Sovereignty in the Age of Orbital Intelligence

Introduction
We are witnessing the construction of a new layer of planetary civilization, yet we are arguing about it as if it were merely a telecommunications upgrade. The public discourse remains fixated on the trees—latency metrics, debris mitigation protocols, and spectrum allocation. These are necessary technical conversations, but they obscure the forest. With the SpaceX-xAI merger of February 2, 2026, the structural reality has shifted. What is being built above us is not just a network; it is a sovereign-grade infrastructure platform that converges communications, compute, and surveillance under the control of a single private entity.
We are not merely launching satellites; we are engaging in an act of unconstrained constitution-writing for the orbital domain.

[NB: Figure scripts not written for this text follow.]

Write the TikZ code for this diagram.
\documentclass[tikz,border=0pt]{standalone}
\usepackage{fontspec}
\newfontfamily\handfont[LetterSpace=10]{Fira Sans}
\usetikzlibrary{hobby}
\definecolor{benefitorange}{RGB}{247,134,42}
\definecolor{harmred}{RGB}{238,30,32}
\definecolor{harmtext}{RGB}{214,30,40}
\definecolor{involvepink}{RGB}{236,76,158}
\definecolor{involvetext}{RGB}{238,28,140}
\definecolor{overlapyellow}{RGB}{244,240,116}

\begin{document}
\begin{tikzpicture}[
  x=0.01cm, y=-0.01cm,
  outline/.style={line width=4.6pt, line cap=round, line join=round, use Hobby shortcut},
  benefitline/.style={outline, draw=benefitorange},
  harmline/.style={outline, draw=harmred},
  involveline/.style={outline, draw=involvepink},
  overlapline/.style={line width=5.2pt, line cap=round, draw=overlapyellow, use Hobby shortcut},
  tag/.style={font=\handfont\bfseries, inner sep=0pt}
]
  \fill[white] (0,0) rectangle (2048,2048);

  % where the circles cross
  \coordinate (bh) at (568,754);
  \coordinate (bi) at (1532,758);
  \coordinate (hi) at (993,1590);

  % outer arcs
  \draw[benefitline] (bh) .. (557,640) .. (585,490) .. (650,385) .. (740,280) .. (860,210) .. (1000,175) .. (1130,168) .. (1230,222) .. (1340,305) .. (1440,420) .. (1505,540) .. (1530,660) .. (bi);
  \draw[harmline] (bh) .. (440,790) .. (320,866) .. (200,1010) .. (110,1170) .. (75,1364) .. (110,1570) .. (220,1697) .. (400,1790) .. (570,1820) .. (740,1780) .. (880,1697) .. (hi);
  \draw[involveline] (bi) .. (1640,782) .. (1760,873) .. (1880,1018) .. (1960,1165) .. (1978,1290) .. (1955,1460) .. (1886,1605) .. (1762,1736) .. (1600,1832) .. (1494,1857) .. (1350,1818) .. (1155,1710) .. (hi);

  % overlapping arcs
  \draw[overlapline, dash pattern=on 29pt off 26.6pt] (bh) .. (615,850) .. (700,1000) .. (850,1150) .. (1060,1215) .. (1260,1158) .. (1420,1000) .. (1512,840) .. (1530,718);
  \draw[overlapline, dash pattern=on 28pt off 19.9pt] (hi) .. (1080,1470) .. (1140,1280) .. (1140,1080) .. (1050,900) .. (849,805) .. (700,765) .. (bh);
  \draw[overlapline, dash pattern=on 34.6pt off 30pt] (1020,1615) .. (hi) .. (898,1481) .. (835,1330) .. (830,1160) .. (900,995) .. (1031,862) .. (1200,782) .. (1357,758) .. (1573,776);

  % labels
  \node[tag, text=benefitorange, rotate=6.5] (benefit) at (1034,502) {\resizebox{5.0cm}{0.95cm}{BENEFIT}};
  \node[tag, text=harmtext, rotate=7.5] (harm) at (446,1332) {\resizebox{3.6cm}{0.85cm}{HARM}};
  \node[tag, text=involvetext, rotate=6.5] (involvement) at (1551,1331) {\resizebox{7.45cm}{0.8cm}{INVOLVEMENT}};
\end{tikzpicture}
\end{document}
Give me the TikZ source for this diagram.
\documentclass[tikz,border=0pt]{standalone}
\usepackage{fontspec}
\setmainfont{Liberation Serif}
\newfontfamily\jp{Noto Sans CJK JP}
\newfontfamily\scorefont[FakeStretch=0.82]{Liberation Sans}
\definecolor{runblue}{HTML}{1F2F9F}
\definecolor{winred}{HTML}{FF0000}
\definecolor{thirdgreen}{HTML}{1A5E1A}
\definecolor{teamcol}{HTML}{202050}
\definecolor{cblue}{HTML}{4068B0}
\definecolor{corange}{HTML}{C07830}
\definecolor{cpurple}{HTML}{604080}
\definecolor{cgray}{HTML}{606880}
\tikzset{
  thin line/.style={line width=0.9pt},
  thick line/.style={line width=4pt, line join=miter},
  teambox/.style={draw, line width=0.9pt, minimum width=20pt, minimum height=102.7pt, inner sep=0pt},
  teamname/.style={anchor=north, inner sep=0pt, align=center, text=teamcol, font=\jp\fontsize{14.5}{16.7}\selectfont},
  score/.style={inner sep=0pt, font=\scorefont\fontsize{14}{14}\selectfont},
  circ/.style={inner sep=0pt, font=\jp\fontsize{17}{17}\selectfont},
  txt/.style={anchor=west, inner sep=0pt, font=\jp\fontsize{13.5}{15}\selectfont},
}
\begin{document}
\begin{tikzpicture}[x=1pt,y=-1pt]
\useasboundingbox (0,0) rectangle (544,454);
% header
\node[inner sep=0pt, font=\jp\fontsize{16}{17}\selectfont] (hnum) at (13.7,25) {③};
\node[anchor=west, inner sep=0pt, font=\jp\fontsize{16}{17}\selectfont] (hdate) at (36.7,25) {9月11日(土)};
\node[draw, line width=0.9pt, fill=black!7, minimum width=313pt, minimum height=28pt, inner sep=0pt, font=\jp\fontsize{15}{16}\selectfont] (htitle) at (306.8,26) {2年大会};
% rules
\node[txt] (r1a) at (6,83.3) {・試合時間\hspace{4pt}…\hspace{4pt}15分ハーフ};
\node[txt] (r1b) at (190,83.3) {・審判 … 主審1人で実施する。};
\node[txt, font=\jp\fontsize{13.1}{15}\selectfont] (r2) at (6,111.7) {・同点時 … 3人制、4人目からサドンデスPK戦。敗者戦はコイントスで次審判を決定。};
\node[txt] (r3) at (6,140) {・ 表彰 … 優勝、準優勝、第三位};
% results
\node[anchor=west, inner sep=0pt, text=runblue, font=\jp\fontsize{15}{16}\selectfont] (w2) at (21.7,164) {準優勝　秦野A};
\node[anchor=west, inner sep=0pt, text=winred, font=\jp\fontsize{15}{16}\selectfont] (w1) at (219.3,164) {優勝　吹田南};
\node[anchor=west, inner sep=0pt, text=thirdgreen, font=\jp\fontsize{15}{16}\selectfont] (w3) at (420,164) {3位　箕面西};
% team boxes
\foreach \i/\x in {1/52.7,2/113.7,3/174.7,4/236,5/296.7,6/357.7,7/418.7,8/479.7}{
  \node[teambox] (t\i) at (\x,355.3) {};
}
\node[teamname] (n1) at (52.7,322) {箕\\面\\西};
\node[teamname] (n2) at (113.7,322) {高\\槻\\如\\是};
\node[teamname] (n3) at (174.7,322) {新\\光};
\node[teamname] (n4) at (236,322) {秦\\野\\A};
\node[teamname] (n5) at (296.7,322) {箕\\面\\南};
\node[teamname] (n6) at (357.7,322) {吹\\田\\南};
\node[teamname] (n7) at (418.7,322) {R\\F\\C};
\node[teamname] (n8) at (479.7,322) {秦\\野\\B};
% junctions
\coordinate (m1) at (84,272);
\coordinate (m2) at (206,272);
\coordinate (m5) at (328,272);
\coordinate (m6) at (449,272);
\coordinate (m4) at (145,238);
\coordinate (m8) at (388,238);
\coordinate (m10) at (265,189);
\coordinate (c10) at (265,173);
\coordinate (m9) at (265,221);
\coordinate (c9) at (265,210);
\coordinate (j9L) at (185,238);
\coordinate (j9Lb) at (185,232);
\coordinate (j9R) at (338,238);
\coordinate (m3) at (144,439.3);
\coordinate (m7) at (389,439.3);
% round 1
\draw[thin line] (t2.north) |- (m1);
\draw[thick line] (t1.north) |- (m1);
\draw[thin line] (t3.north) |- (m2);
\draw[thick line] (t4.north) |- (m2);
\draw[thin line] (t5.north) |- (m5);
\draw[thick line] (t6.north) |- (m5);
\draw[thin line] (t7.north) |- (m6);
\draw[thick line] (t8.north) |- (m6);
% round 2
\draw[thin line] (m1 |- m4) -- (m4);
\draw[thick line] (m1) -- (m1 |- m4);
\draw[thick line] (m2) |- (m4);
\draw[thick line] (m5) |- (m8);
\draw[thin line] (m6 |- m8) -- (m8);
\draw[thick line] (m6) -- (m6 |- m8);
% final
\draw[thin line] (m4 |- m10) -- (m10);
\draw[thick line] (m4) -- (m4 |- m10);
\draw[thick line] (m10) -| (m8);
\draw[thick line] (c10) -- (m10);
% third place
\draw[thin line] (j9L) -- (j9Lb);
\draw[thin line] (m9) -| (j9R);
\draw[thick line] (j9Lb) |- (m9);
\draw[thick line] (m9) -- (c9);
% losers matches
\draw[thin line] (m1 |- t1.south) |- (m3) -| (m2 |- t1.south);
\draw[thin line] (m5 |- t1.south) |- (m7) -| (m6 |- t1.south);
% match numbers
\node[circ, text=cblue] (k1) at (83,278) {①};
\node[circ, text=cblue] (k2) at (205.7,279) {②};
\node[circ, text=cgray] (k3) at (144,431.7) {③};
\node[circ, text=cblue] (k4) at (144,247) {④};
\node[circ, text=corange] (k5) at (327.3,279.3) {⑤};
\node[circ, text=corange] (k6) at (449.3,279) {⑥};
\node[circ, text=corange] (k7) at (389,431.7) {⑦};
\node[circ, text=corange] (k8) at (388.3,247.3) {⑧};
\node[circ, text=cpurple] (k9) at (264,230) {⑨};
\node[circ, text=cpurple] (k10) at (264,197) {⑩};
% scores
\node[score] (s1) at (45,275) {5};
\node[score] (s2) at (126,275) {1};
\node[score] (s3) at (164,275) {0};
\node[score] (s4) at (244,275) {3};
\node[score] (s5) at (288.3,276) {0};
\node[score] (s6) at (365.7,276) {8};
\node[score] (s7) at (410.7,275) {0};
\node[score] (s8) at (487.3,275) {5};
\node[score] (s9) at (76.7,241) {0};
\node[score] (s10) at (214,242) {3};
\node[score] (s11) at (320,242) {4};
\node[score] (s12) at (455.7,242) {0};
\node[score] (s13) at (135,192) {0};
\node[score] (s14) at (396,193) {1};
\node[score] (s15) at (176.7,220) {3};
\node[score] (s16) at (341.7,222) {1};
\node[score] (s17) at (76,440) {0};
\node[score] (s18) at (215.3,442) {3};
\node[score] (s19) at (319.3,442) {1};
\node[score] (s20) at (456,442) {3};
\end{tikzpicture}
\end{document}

This essay argues that the current deployment trajectory represents a fundamental shift in global power dynamics—one that outpaces legal frameworks, creates irreversible path dependencies, and risks encoding a private political settlement into the physical architecture of the future.
I. The Scale Shift: From Connectivity to Compute
The historical precedent for space infrastructure—defined by state actors and limited payloads—is over. The January 30, 2026, FCC filing for a constellation of up to one million satellites transitions the orbital environment from a sparse frontier to a congested utility. But the physical mass is only half the story.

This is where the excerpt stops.